▶ Instructions to follow
Locate every line in the material below that has the word "this". Copy each of those lines.

▶ Source material
-----

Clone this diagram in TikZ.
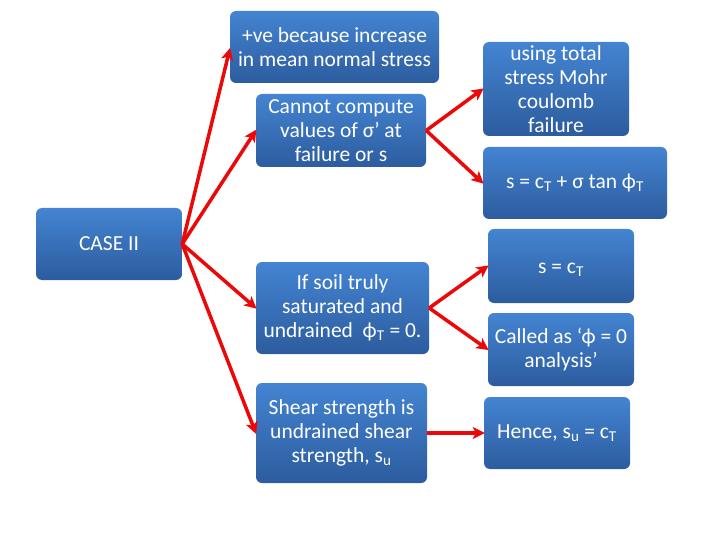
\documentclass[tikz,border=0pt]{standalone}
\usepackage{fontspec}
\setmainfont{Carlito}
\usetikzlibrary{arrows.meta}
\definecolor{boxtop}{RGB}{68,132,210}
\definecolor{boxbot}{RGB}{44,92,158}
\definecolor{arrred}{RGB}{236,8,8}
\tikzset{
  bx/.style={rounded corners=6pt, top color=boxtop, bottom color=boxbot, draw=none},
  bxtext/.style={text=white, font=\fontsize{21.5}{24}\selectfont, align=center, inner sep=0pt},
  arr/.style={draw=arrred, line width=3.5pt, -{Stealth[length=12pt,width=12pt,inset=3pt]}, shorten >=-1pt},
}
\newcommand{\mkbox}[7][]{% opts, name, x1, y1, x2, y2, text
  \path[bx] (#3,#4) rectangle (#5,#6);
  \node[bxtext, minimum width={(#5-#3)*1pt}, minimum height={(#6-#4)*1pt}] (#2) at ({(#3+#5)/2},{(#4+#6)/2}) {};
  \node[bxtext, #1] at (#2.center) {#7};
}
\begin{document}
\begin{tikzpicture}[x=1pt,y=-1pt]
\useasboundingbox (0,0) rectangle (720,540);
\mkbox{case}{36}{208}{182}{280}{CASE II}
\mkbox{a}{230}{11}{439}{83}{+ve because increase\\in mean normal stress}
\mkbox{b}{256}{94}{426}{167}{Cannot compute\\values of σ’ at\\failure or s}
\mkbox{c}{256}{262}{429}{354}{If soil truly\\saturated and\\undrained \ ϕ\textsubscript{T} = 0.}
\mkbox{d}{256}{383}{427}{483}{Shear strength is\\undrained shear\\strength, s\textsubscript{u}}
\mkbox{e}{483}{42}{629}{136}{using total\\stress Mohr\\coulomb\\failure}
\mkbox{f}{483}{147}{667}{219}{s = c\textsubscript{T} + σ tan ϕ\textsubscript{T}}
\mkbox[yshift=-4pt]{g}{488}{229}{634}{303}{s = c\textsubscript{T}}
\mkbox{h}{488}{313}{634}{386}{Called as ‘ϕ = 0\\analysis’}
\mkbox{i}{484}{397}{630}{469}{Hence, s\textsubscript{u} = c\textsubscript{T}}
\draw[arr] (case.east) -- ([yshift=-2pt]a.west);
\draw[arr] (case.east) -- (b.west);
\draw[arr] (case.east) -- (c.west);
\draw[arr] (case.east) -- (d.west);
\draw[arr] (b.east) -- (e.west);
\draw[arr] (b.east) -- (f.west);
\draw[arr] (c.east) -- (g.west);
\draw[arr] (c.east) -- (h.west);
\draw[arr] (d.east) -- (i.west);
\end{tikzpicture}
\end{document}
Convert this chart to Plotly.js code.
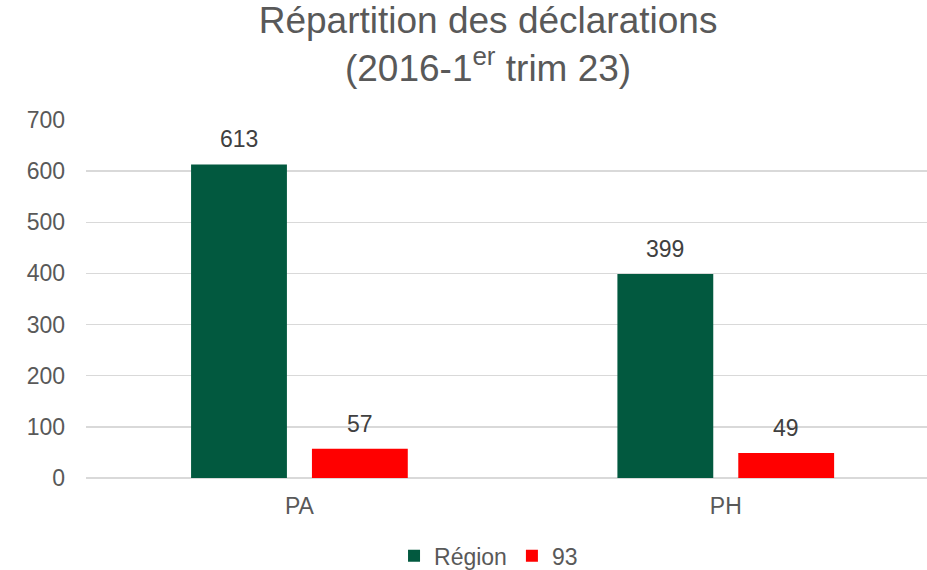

-----

▶ Solution
Clone this diagram in TikZ.
Convert this chart to Plotly.js code.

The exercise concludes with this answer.